_Collected material_.
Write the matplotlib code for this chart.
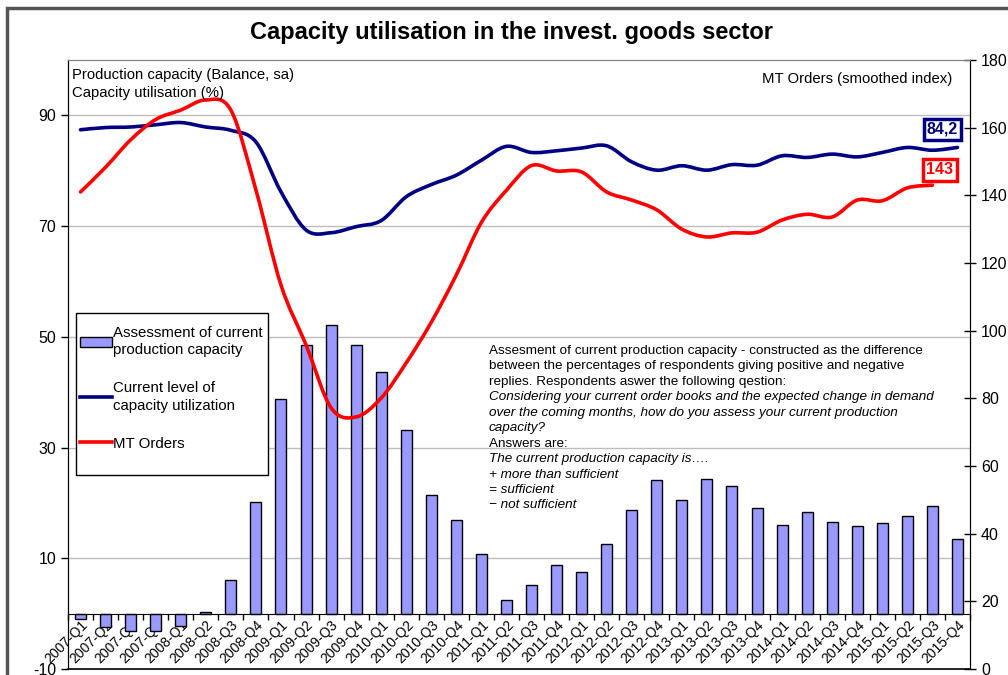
"""
Capacity utilisation in the invest. goods sector:
bars (production capacity balance) + two smoothed lines on twin axes.
"""

import numpy as np
import matplotlib.pyplot as plt
from matplotlib.path import Path
from matplotlib.patches import PathPatch, Rectangle
from matplotlib.lines import Line2D

plt.rcParams["font.family"] = ["Liberation Sans", "DejaVu Sans"]
plt.rcParams["axes.unicode_minus"] = False

# ── Data ─────────────────────────────────────────────────────────────────────

quarters = [f"{y}-Q{q}" for y in range(2007, 2016) for q in range(1, 5)]

capacity_balance = [
    -1.0, -2.5, -3.1, -3.1, -2.3, 0.3, 6.0, 20.2,
    38.8, 48.6, 52.2, 48.6, 43.7, 33.2, 21.5, 17.0,
    10.7, 2.5, 5.1, 8.7, 7.6, 12.5, 18.8, 24.2,
    20.6, 24.4, 23.0, 19.0, 16.1, 18.4, 16.6, 15.9,
    16.3, 17.7, 19.5, 13.5,
]

capacity_util = [
    87.4, 87.8, 87.9, 88.3, 88.7, 87.9, 87.3, 85.2,
    76.2, 69.3, 68.8, 69.9, 71.0, 75.3, 77.5, 79.2,
    81.9, 84.4, 83.3, 83.6, 84.1, 84.5, 81.6, 80.1,
    80.9, 80.1, 81.1, 81.0, 82.7, 82.4, 83.0, 82.5,
    83.3, 84.2, 83.7, 84.2,
]

mt_orders = [
    141.0, 148.3, 156.4, 162.4, 165.2, 168.2, 165.2, 141.6,
    113.5, 95.8, 77.2, 74.5, 80.1, 90.5, 102.5, 116.5,
    132.0, 141.5, 148.8, 147.2, 146.9, 141.0, 138.6, 135.7,
    130.0, 127.7, 128.9, 129.1, 132.7, 134.4, 133.6, 138.6,
    138.4, 142.2, 143.0,
]

# (text, italic?)
note_lines = [
    ("Assesment of current production capacity - constructed as the difference", False),
    ("between the percentages of respondents giving positive and negative", False),
    ("replies. Respondents aswer the following qestion:", False),
    ("Considering your current order books and the expected change in demand", True),
    ("over the coming months, how do you assess your current production", True),
    ("capacity?", True),
    ("Answers are:", False),
    ("The current production capacity is….", True),
    ("+ more than sufficient", True),
    ("= sufficient", True),
    ("− not sufficient", True),
]


# ── Helpers ──────────────────────────────────────────────────────────────────

def smooth_path(xs, ys):
    """Excel-style smoothed line: cubic Bezier through every point."""
    pts = np.column_stack([xs, ys]).astype(float)
    n = len(pts)
    verts, codes = [pts[0]], [Path.MOVETO]
    for i in range(n - 1):
        p0 = pts[max(i - 1, 0)]
        p1, p2 = pts[i], pts[i + 1]
        p3 = pts[min(i + 2, n - 1)]
        verts += [p1 + (p2 - p0) / 6, p2 - (p3 - p1) / 6, p2]
        codes += [Path.CURVE4] * 3
    return Path(verts, codes)


def px(xp, yp):
    """Pixel position (from top-left) -> figure fraction."""
    return xp / 1008, 1 - yp / 675


# ── Plot ─────────────────────────────────────────────────────────────────────

fig = plt.figure(figsize=(10.08, 6.75), dpi=100)
ax = fig.add_axes([68 / 1008, 6 / 675, 902 / 1008, 609 / 675])
ax2 = ax.twinx()

x = np.arange(len(quarters))
navy, red = "#000080", "#FF0000"

# gridlines
for g in [10, 30, 50, 70, 90]:
    ax.axhline(g, color="#BDBDBD", lw=1, zorder=0)

ax.bar(x, capacity_balance, width=0.44, color="#9999FF",
       edgecolor="black", linewidth=1, zorder=2)

ax.add_patch(PathPatch(smooth_path(x, capacity_util), fill=False,
                       edgecolor=navy, lw=2.6, zorder=3, capstyle="round"))
ax2.add_patch(PathPatch(smooth_path(x[:len(mt_orders)], mt_orders), fill=False,
                        edgecolor=red, lw=2.6, zorder=3, capstyle="round"))

# axes ranges
ax.set_xlim(-0.5, len(quarters) - 0.5)
ax.set_ylim(-10, 100)
ax2.set_ylim(0, 180)

# left axis
ax.set_yticks([-10, 10, 30, 50, 70, 90])
ax.tick_params(axis="y", direction="out", length=5, width=1, labelsize=11.5)

# right axis
ax2.set_yticks(range(0, 181, 20))
ax2.tick_params(axis="y", direction="inout", length=9, width=1, labelsize=11.5)

# category axis sits at zero
ax.spines["bottom"].set_position(("data", 0))
ax.set_xticks(np.arange(-0.5, len(quarters), 1.0))
ax.set_xticklabels([])
ax.set_xticks(x, minor=True)
ax.set_xticklabels(quarters, minor=True, rotation=45, ha="right",
                   va="top", fontsize=10, rotation_mode="anchor")
ax.tick_params(axis="x", which="major", direction="out", length=4, width=1)
ax.tick_params(axis="x", which="minor", length=0, pad=3)
ax.axhline(-10, color="black", lw=1.2, zorder=4, clip_on=False)

for sp in ["left", "right", "bottom"]:
    ax.spines[sp].set_color("black")
    ax2.spines[sp].set_color("black")
ax.spines["top"].set_color("#808080")
ax2.spines["top"].set_color("#808080")
ax2.spines["bottom"].set_visible(False)

# texts
fig.text(*px(512, 33), "Capacity utilisation in the invest. goods sector",
         ha="center", va="center", fontsize=17, fontweight="bold")
fig.text(*px(72, 75), "Production capacity (Balance, sa)",
         ha="left", va="center", fontsize=10.7)
fig.text(*px(72, 93), "Capacity utilisation (%)",
         ha="left", va="center", fontsize=10.7)
fig.text(*px(952, 79), "MT Orders (smoothed index)",
         ha="right", va="center", fontsize=10.7)

for k, (line, italic) in enumerate(note_lines):
    fig.text(*px(489, 351 + 15.45 * k), line, ha="left", va="center",
             fontsize=9.7, style="italic" if italic else "normal")

# end-value labels
ax2.text(34.4, 159.5, "84,2", ha="center", va="center", fontsize=11.5,
         fontweight="bold", color=navy,
         bbox=dict(boxstyle="square,pad=0.2", fc="white", ec=navy, lw=2.5))
ax2.text(34.3, 147.5, "143", ha="center", va="center", fontsize=11.5,
         fontweight="bold", color=red,
         bbox=dict(boxstyle="square,pad=0.2", fc="white", ec=red, lw=2.5))

# legend: manual frame (under the legend), borderless legend inside it
lx0, ly0 = px(76, 475)
lx1, ly1 = px(268, 313)
ax2.add_artist(Rectangle((lx0, ly0), lx1 - lx0, ly1 - ly0,
                         transform=fig.transFigure, fc="white",
                         ec="black", lw=1, zorder=4.5, clip_on=False))
handles = [
    Rectangle((0, 0), 1, 1, fc="#9999FF", ec="black", lw=1),
    Line2D([], [], color=navy, lw=2.6),
    Line2D([], [], color=red, lw=2.6),
]
labels = ["Assessment of current\nproduction capacity",
          "Current level of\ncapacity utilization",
          "MT Orders"]
leg = ax2.legend(handles, labels, loc="upper left",
                 bbox_to_anchor=px(80, 326), bbox_transform=fig.transFigure,
                 borderaxespad=0, borderpad=0, fontsize=10.8,
                 handlelength=2.1, handletextpad=0.12, labelspacing=1.6,
                 frameon=False)
leg.set_zorder(6)
for t in leg.get_texts():
    t.set_linespacing(1.3)

# outer chart border
fig.patches.append(Rectangle((7 / 1008, -0.05), 1.1, 1.05 - 8 / 675,
                             transform=fig.transFigure, fill=False,
                             ec="#555555", lw=2.5))

fig.savefig("out.png", dpi=100)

_What to work on_. Return nothing but the lines running from the start of the data to the line with "from matplotlib.lines import Line2D", please, both ends included and no pictures.

_Output below_.
Write the matplotlib code for this chart.
"""
Capacity utilisation in the invest. goods sector:
bars (production capacity balance) + two smoothed lines on twin axes.
"""

import numpy as np
import matplotlib.pyplot as plt
from matplotlib.path import Path
from matplotlib.patches import PathPatch, Rectangle
from matplotlib.lines import Line2D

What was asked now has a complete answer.